:: Raw data ::
****

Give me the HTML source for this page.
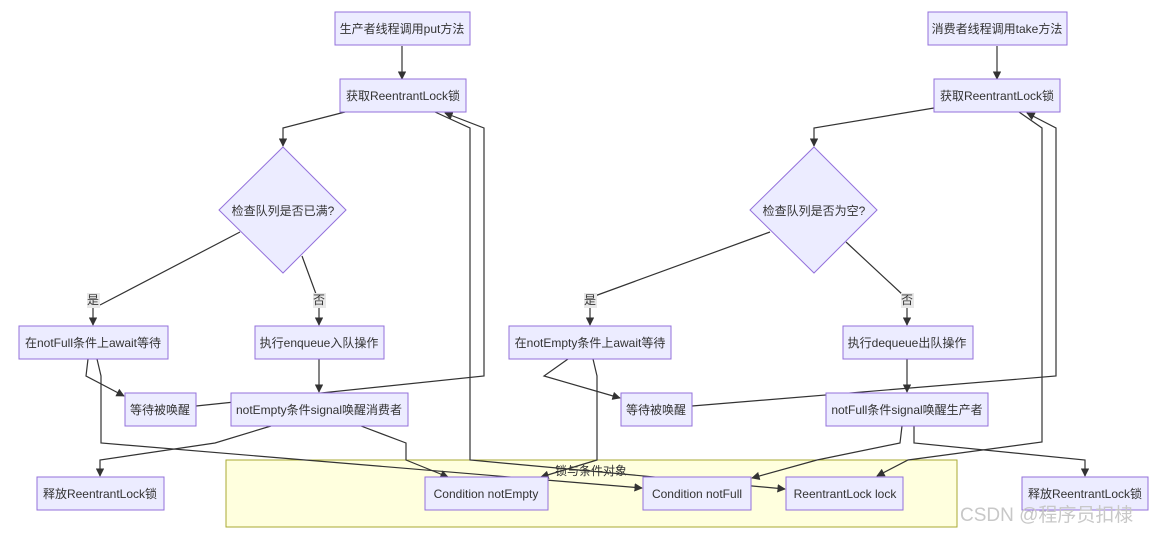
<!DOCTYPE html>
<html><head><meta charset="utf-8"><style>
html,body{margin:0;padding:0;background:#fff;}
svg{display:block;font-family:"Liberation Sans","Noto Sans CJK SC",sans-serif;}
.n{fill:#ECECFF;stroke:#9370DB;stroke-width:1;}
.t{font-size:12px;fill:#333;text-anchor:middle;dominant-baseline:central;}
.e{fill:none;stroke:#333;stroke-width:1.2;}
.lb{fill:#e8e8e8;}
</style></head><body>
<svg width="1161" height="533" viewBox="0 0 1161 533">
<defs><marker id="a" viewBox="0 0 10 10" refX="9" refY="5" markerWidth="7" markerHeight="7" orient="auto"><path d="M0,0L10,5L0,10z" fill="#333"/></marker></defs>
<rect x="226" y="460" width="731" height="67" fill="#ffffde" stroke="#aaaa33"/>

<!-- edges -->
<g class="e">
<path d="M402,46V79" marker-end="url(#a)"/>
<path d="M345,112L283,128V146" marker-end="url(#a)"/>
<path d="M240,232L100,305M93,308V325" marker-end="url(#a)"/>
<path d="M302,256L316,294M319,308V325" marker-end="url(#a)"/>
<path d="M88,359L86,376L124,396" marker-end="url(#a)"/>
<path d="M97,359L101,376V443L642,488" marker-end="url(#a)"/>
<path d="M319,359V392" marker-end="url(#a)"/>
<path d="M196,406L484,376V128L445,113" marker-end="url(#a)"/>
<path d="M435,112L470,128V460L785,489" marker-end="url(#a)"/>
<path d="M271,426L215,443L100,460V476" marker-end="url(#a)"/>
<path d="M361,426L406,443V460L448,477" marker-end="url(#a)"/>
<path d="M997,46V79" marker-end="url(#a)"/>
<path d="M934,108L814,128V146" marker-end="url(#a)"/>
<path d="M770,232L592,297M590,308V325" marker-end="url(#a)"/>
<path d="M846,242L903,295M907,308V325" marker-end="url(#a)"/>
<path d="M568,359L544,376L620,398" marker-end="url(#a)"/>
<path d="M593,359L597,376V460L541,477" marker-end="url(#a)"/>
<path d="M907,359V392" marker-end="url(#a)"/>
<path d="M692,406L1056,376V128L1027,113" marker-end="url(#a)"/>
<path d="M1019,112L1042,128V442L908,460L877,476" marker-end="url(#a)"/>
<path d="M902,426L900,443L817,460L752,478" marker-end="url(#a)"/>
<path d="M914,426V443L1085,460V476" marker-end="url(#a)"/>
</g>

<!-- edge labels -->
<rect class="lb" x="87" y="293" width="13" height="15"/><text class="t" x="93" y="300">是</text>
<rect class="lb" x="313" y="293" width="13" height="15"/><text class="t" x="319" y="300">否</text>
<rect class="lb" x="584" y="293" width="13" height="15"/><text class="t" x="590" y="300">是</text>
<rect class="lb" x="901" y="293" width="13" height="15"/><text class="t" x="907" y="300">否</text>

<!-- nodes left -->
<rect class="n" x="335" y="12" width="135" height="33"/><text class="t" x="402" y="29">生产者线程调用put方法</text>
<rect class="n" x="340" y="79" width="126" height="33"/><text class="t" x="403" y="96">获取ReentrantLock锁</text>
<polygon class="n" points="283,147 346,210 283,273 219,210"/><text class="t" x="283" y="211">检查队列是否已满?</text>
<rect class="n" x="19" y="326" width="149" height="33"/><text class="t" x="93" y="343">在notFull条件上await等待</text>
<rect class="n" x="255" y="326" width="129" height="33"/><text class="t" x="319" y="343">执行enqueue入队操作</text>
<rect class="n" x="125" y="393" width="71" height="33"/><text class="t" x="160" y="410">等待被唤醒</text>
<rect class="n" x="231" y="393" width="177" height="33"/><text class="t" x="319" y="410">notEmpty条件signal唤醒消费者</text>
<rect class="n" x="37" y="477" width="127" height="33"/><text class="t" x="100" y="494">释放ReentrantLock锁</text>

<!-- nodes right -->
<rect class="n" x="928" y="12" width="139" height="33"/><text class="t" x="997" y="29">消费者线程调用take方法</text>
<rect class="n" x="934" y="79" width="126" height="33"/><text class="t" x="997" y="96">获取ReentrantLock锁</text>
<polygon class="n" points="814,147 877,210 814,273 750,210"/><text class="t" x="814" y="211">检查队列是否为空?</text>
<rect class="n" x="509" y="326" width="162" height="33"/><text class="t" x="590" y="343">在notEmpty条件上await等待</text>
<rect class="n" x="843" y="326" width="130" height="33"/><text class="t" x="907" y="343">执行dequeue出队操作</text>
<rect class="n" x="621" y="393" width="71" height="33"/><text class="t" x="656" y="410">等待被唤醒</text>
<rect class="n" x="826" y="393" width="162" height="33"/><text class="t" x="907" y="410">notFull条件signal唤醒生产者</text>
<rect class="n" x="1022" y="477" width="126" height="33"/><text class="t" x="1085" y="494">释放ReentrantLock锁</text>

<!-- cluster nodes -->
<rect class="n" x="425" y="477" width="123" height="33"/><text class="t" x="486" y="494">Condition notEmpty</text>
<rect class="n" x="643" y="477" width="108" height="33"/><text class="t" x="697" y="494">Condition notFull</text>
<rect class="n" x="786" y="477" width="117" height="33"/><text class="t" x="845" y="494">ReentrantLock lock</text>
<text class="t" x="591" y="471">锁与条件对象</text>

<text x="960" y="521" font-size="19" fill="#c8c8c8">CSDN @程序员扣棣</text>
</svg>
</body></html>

****

:: Do this ::
Set every line down exactly as written, leaving each picture out.

:: Right answer ::
Give me the HTML source for this page.
<!DOCTYPE html>
<html><head><meta charset="utf-8"><style>
html,body{margin:0;padding:0;background:#fff;}
svg{display:block;font-family:"Liberation Sans","Noto Sans CJK SC",sans-serif;}
.n{fill:#ECECFF;stroke:#9370DB;stroke-width:1;}
.t{font-size:12px;fill:#333;text-anchor:middle;dominant-baseline:central;}
.e{fill:none;stroke:#333;stroke-width:1.2;}
.lb{fill:#e8e8e8;}
</style></head><body>
<svg width="1161" height="533" viewBox="0 0 1161 533">
<defs><marker id="a" viewBox="0 0 10 10" refX="9" refY="5" markerWidth="7" markerHeight="7" orient="auto"><path d="M0,0L10,5L0,10z" fill="#333"/></marker></defs>
<rect x="226" y="460" width="731" height="67" fill="#ffffde" stroke="#aaaa33"/>

<!-- edges -->
<g class="e">
<path d="M402,46V79" marker-end="url(#a)"/>
<path d="M345,112L283,128V146" marker-end="url(#a)"/>
<path d="M240,232L100,305M93,308V325" marker-end="url(#a)"/>
<path d="M302,256L316,294M319,308V325" marker-end="url(#a)"/>
<path d="M88,359L86,376L124,396" marker-end="url(#a)"/>
<path d="M97,359L101,376V443L642,488" marker-end="url(#a)"/>
<path d="M319,359V392" marker-end="url(#a)"/>
<path d="M196,406L484,376V128L445,113" marker-end="url(#a)"/>
<path d="M435,112L470,128V460L785,489" marker-end="url(#a)"/>
<path d="M271,426L215,443L100,460V476" marker-end="url(#a)"/>
<path d="M361,426L406,443V460L448,477" marker-end="url(#a)"/>
<path d="M997,46V79" marker-end="url(#a)"/>
<path d="M934,108L814,128V146" marker-end="url(#a)"/>
<path d="M770,232L592,297M590,308V325" marker-end="url(#a)"/>
<path d="M846,242L903,295M907,308V325" marker-end="url(#a)"/>
<path d="M568,359L544,376L620,398" marker-end="url(#a)"/>
<path d="M593,359L597,376V460L541,477" marker-end="url(#a)"/>
<path d="M907,359V392" marker-end="url(#a)"/>
<path d="M692,406L1056,376V128L1027,113" marker-end="url(#a)"/>
<path d="M1019,112L1042,128V442L908,460L877,476" marker-end="url(#a)"/>
<path d="M902,426L900,443L817,460L752,478" marker-end="url(#a)"/>
<path d="M914,426V443L1085,460V476" marker-end="url(#a)"/>
</g>

<!-- edge labels -->
<rect class="lb" x="87" y="293" width="13" height="15"/><text class="t" x="93" y="300">是</text>
<rect class="lb" x="313" y="293" width="13" height="15"/><text class="t" x="319" y="300">否</text>
<rect class="lb" x="584" y="293" width="13" height="15"/><text class="t" x="590" y="300">是</text>
<rect class="lb" x="901" y="293" width="13" height="15"/><text class="t" x="907" y="300">否</text>

<!-- nodes left -->
<rect class="n" x="335" y="12" width="135" height="33"/><text class="t" x="402" y="29">生产者线程调用put方法</text>
<rect class="n" x="340" y="79" width="126" height="33"/><text class="t" x="403" y="96">获取ReentrantLock锁</text>
<polygon class="n" points="283,147 346,210 283,273 219,210"/><text class="t" x="283" y="211">检查队列是否已满?</text>
<rect class="n" x="19" y="326" width="149" height="33"/><text class="t" x="93" y="343">在notFull条件上await等待</text>
<rect class="n" x="255" y="326" width="129" height="33"/><text class="t" x="319" y="343">执行enqueue入队操作</text>
<rect class="n" x="125" y="393" width="71" height="33"/><text class="t" x="160" y="410">等待被唤醒</text>
<rect class="n" x="231" y="393" width="177" height="33"/><text class="t" x="319" y="410">notEmpty条件signal唤醒消费者</text>
<rect class="n" x="37" y="477" width="127" height="33"/><text class="t" x="100" y="494">释放ReentrantLock锁</text>

<!-- nodes right -->
<rect class="n" x="928" y="12" width="139" height="33"/><text class="t" x="997" y="29">消费者线程调用take方法</text>
<rect class="n" x="934" y="79" width="126" height="33"/><text class="t" x="997" y="96">获取ReentrantLock锁</text>
<polygon class="n" points="814,147 877,210 814,273 750,210"/><text class="t" x="814" y="211">检查队列是否为空?</text>
<rect class="n" x="509" y="326" width="162" height="33"/><text class="t" x="590" y="343">在notEmpty条件上await等待</text>
<rect class="n" x="843" y="326" width="130" height="33"/><text class="t" x="907" y="343">执行dequeue出队操作</text>
<rect class="n" x="621" y="393" width="71" height="33"/><text class="t" x="656" y="410">等待被唤醒</text>
<rect class="n" x="826" y="393" width="162" height="33"/><text class="t" x="907" y="410">notFull条件signal唤醒生产者</text>
<rect class="n" x="1022" y="477" width="126" height="33"/><text class="t" x="1085" y="494">释放ReentrantLock锁</text>

<!-- cluster nodes -->
<rect class="n" x="425" y="477" width="123" height="33"/><text class="t" x="486" y="494">Condition notEmpty</text>
<rect class="n" x="643" y="477" width="108" height="33"/><text class="t" x="697" y="494">Condition notFull</text>
<rect class="n" x="786" y="477" width="117" height="33"/><text class="t" x="845" y="494">ReentrantLock lock</text>
<text class="t" x="591" y="471">锁与条件对象</text>

<text x="960" y="521" font-size="19" fill="#c8c8c8">CSDN @程序员扣棣</text>
</svg>
</body></html>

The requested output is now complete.